Hillary Clinton is attempting political androgyny. She’s the single parent mom and dad, fitting for the party whose policies have created so many single parent families. She is appealing to those Republicans who believe that belligerent foreign intervention, open borders, and corporate managed trade will protect the family and bring home the bacon. Sixteen challengers thought those articles of faith still fit the Republican brand; they lost to the candidate who didn’t. Maybe enough of the daddy-traditionalists will overcome their intense loathing of all things Clinton to make a difference, maybe not. However, the strategy may well backfire with her own party.
If Bernie Sanders had been a candidate in the 1960s, his supporters would undoubtedly have been viscerally and vociferously opposed to the Vietnam War. Today, to they extent they show any concern about foreign and military affairs, Democrats worry that money spent on foreign interventions is money that should have been spent at home—dad taking money from mom. Sanders’ supporters are the ultimate mom voters, and they might have upended Clinton had the process not been rigged. So far, they haven’t warmed up to the candidate who’s trying to out-dad the Republicans, rigged the nomination, and only pays lip service to their “needs.” Satisfying needs is what moms do, and if Hillary doesn’t credibly address their psychology, many will sit on their hands or vote for Jill Stein.
What about those who don’t have mommy or daddy issues, who stand on their own two feet and don’t want to be bothered by the mommy-crats and daddy-crats?

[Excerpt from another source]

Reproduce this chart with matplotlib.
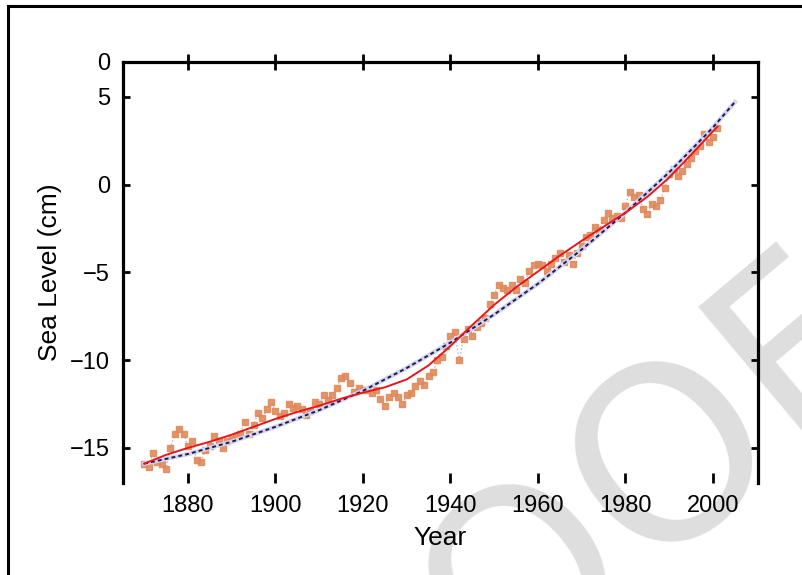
import numpy as np
import matplotlib
matplotlib.use("Agg")
import matplotlib.pyplot as plt
from matplotlib.lines import Line2D

plt.rcParams['font.family'] = ['Liberation Sans', 'DejaVu Sans']

# annual sea level (cm)
years = np.arange(1870, 2002)
sea_level = [
    -15.9, -16.1, -15.3, -15.8, -15.9, -16.2, -15.0, -14.2, -13.9, -14.2,   # 1870s
    -14.9, -14.6, -15.7, -15.8, -15.1, -14.9, -14.3, -14.6, -15.0, -14.6,   # 1880s
    -14.5, -14.3, -14.2, -13.5, -14.2, -13.7, -13.0, -13.3, -12.8, -12.4,   # 1890s
    -12.9, -13.2, -13.0, -12.5, -12.7, -12.6, -12.8, -13.1, -12.9, -12.4,   # 1900s
    -12.5, -12.0, -12.3, -12.0, -11.6, -11.0, -10.9, -11.3, -11.8, -11.6,   # 1910s
    -11.7, -11.7, -11.9, -11.7, -12.2, -12.6, -12.1, -11.9, -12.1, -12.5,   # 1920s
    -12.0, -11.9, -11.5, -11.2, -11.4, -10.9, -10.7, -10.0, -9.8, -9.2,     # 1930s
    -8.6, -8.4, -10.0, -8.8, -8.2, -8.6, -8.1, -7.9, -7.6, -6.8,            # 1940s
    -6.3, -5.7, -5.9, -6.0, -5.7, -6.0, -5.4, -5.6, -4.9, -4.6,             # 1950s
    -4.5, -4.6, -4.9, -4.5, -4.2, -3.9, -4.4, -4.0, -4.5, -3.9,             # 1960s
    -3.5, -3.0, -2.9, -2.4, -2.6, -2.0, -1.6, -1.9, -1.8, -1.9,             # 1970s
    -1.2, -0.4, -0.7, -0.6, -1.4, -1.7, -1.1, -1.2, -0.9, -0.2,             # 1980s
    0.6, 0.9, 0.5, 0.8, 1.2, 1.5, 1.9, 2.2, 2.9, 2.4,                       # 1990s
    2.7, 3.2,                                                               # 2000s
]

# smooth (red) curve
smooth_years = [1870, 1875, 1880, 1885, 1890, 1895, 1900, 1905, 1910, 1915,
                1920, 1925, 1930, 1935, 1940, 1945, 1950, 1955, 1960, 1965,
                1970, 1975, 1980, 1985, 1990, 1995, 2001]
smooth_level = [-15.9, -15.4, -15.0, -14.65, -14.25, -13.8, -13.35, -12.95, -12.6, -12.2,
                -11.85, -11.55, -11.1, -10.3, -9.2, -8.0, -6.85, -5.85, -4.95, -4.05,
                -3.2, -2.4, -1.6, -0.7, 0.4, 1.7, 3.3]

# quadratic (blue) curve
quad_years = [1870, 1880, 1890, 1900, 1910, 1920, 1930, 1940, 1950, 1960,
              1970, 1980, 1990, 2000, 2005]
quad_level = [-15.9, -15.35, -14.65, -13.8, -12.85, -11.75, -10.45, -9.0, -7.4, -5.65,
              -3.7, -1.6, 0.7, 3.25, 4.7]

xticks = [1880, 1900, 1920, 1940, 1960, 1980, 2000]
yticks = [-15, -10, -5, 0, 5, 7]
ytick_labels = ['\u221215', '\u221210', '\u22125', '0', '5', '0']

fig = plt.figure(figsize=(8.03, 5.75), dpi=100)

# watermark behind everything
fig.text(532 / 803, 5 / 575, 'PROOF', fontsize=175, color='#dedede',
         rotation=40, ha='center', va='center', rotation_mode='anchor',
         family='DejaVu Sans', zorder=-5)

# figure frame (left and top edges only visible)
fig.add_artist(Line2D([8 / 803, 8 / 803], [0, 569 / 575], color='black', lw=2.2))
fig.add_artist(Line2D([8 / 803, 1], [569 / 575, 569 / 575], color='black', lw=2.2))

ax = fig.add_axes([0.1528, 0.16, 0.7912, 0.7327])
ax.patch.set_alpha(0)

ax.plot(years, sea_level, color='#b8b8b8', lw=1.0, ls=':', zorder=2)
ax.plot(years, sea_level, ls='none', marker='s', ms=4.6, mfc='#e08a5c',
        mec='#e08a5c', alpha=0.9, zorder=3)

ax.plot(quad_years, quad_level, color='#d4d4f2', lw=3.2, zorder=4)
ax.plot(quad_years, quad_level, color='#1c1c48', lw=1.4, dashes=(2.0, 1.6), zorder=5)
ax.plot(smooth_years, smooth_level, color='#e8161c', lw=1.4, zorder=6)

ax.set_xlim(1865.1, 2010.3)
ax.set_ylim(-17, 7)

ax.set_xticks(xticks)
ax.set_xticklabels([str(y) for y in xticks])
ax.set_yticks(yticks)
ax.set_yticklabels(ytick_labels)

for s in ['left', 'right', 'top']:
    ax.spines[s].set_linewidth(2.3)
ax.spines['bottom'].set_visible(False)
ax.spines['top'].set_visible(False)

ax.tick_params(axis='y', direction='in', length=5, width=2, left=True, right=True,
               labelsize=17, pad=9)
ax.tick_params(axis='x', direction='in', length=7, width=2, bottom=True, top=False,
               labelsize=17, pad=9)
for t in ax.yaxis.get_major_ticks()[-1:]:
    t.tick1line.set_visible(False)
    t.tick2line.set_visible(False)

top = ax.secondary_xaxis('top')
top.set_xticks(xticks)
top.set_xticklabels([])
top.tick_params(direction='inout', length=11, width=2)
top.spines['top'].set_linewidth(2.3)

# fainter ticks at 1940 and 1980
for i in (3, 5):
    ax.xaxis.get_major_ticks()[i].tick1line.set_color('#d0d0d0')
    top.xaxis.get_major_ticks()[i].tick2line.set_color('#d0d0d0')

ax.set_xlabel('Year', fontsize=19, labelpad=6)
ax.set_ylabel('Sea Level (cm)', fontsize=19, labelpad=6)

fig.savefig('out.png', dpi=100)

Their numbers are so small they’re politically irrelevant. Pathological psychological dependency feeds on itself, reinforced by tribalism. Crowds are stupid; wisdom is solitary. The individualists see the light, but only because they broke from the pack and thought for themselves. They owe their wisdom more to what they’ve read (mostly on the Internet), and thought about on their own, than what they’ve been told, and told to accept. The mommy and daddy analysis of politics offers them only the cold comfort of an explanation as to why they never win arguments, although they usually have history, facts, and logic on their side. Now, at least, they can avoid wasting their precious time.